Helen Sloan is an Irish photographer who initially started her professional work taking wistful pictures of acrobatic artists in a circus company. She has moved into a long term assignment as a photographer filming for the American HBO's TV series titled Game of Thrones. She is an Irish member of the Society of Motion Picture Still Photographers (SMPSP) and is the first Irish person to work from Los Angeles. She held an exhibition of her "on-set photography" in May 2016 under the auspices of AP and Nikon School in London, of her still photographs taken for the HBO's series.

==Biography==
Helen Sloan was born in Ireland in a family environment of artistic parents - father interested in art work and mother in music and both pursued teaching profession. She started using the first camera (Nikon F3), at the age of 11 lent to her by her father when photography became her passion. Even as a child her desire was to become an illustrator as pencils and crayons were the only drawing tools available with her at that time. She lived in Iceland for many years and completed her college education. She started her art education in Applied Art and Art History at Goldsmiths, University of London but did not pursue till graduation. Then she studied at the Belfast College of Art and Design and graduated with a degree in Fine and Applied Art. While still studying, when she was 18, she took up an assignment to photograph the circus acrobats for the Belfast Community Circus School for using them for publicity, and here she became skillful in still photography; these were melancholic pictures. But even before this assignment she had worked for a newspaper in Ballymena in County Antrim for a short period learning the skills of developing films, cleaning, and printing. From the circus company she moved to work for shooting stills for short films which eventually led to her work for feature films and television.

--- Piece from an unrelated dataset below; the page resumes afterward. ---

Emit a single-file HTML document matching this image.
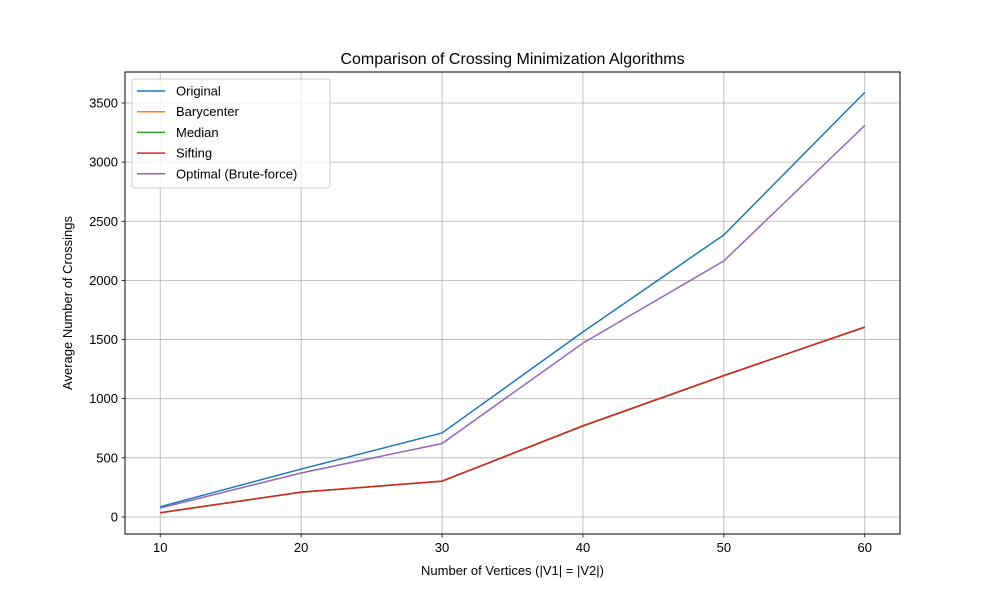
<!DOCTYPE html>
<html><head><meta charset="utf-8"><style>
body{margin:0;background:#fff}
svg text{font-family:"Liberation Sans","DejaVu Sans",sans-serif;fill:#000}
</style></head><body>
<svg id="chart" width="1000" height="600" xmlns="http://www.w3.org/2000/svg">
<rect width="1000" height="600" fill="#fff"/>
<g id="grid"></g>
<g id="lines"></g>
<rect x="125" y="72" width="775" height="462" fill="none" stroke="#000" stroke-width="1"/>
<g id="ticks"></g>
<text x="512.5" y="64" font-size="16" text-anchor="middle">Comparison of Crossing Minimization Algorithms</text>
<text x="512.5" y="575" font-size="13" text-anchor="middle">Number of Vertices (|V1| = |V2|)</text>
<text transform="translate(72,303) rotate(-90)" font-size="13" text-anchor="middle">Average Number of Crossings</text>
<g id="legend"></g>
</svg>
<script>
const categories=[10,20,30,40,50,60];
const original=[87,405,710,1565,2385,3590];
const barycenter=[36,210,303,770,1195,1605];
const median=[36,209,302,768,1194,1604];
const sifting=[36,210,303,772,1196,1606];
const optimal=[76,372,621,1470,2165,3310];
const yTicks=[0,500,1000,1500,2000,2500,3000,3500];
const seriesNames=["Original","Barycenter","Median","Sifting","Optimal (Brute-force)"];
const colors=["#1f77b4","#ff7f0e","#2ca02c","#d62728","#9467bd"];
const series=[original,barycenter,median,sifting,optimal];
const L=125,R=900,T=72,B=534;
const xmin=7.5,xmax=62.5,ymin=-144,ymax=3762;
const xs=v=>L+(v-xmin)/(xmax-xmin)*(R-L);
const ys=v=>B-(v-ymin)/(ymax-ymin)*(B-T);
const NS="http://www.w3.org/2000/svg";
function mk(tag,attrs,parent){const e=document.createElementNS(NS,tag);for(const k in attrs)e.setAttribute(k,attrs[k]);parent.appendChild(e);return e;}
const grid=document.getElementById('grid'),ticks=document.getElementById('ticks'),lines=document.getElementById('lines'),legend=document.getElementById('legend');
categories.forEach(c=>{const x=xs(c);
const g=mk('line',{x1:x,x2:x,y1:T,y2:B,stroke:'#b0b0b0','stroke-width':0.8},grid);


const t=mk('line',{x1:x,x2:x,y1:B,y2:B+3.5,stroke:'#000','stroke-width':0.8},ticks);


const l=mk('text',{x:x,y:B+18,'font-size':13,'text-anchor':'middle'},ticks);l.textContent=c;

});
yTicks.forEach(v=>{const y=ys(v);
const g=mk('line',{x1:L,x2:R,y1:y,y2:y,stroke:'#b0b0b0','stroke-width':0.8},grid);


const t=mk('line',{x1:L-3.5,x2:L,y1:y,y2:y,stroke:'#000','stroke-width':0.8},ticks);


const l=mk('text',{x:L-7,y:y+4.5,'font-size':13,'text-anchor':'end'},ticks);l.textContent=v;

});
series.forEach((s,i)=>{const p=mk('polyline',{points:s.map((v,j)=>xs(categories[j])+','+ys(v)).join(' '),fill:'none',stroke:colors[i],'stroke-width':1.5},lines);

});
const box=mk('rect',{x:132,y:79,width:198,height:109,fill:'#fff','fill-opacity':0.8,stroke:'#ccc',rx:3},legend);


seriesNames.forEach((n,i)=>{const y=91+i*20.7;
const ln=mk('line',{x1:137,x2:165,y1:y,y2:y,stroke:colors[i],'stroke-width':1.5},legend);


const t=mk('text',{x:176,y:y+4.5,'font-size':13},legend);t.textContent=n;

});
</script>
</body></html>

The portrait pictures she had taken of circus artists attracted a movie producer who offered her a job on the sets of a horror movie. Then she worked for 10 years on many assignments in movies and TV sets before joining the Game of Thrones TV series as Principal Stills Photographer.

At the Game of Thrones TV series her assignments covered landscape, portraiture, studio-lit posters, and behind-the-scenes documentary. She started working from the pilot episode, and the photos taken by her were part of publicity articles or reviews of episodes related to promotional portraits of artists or the scenes of the film series.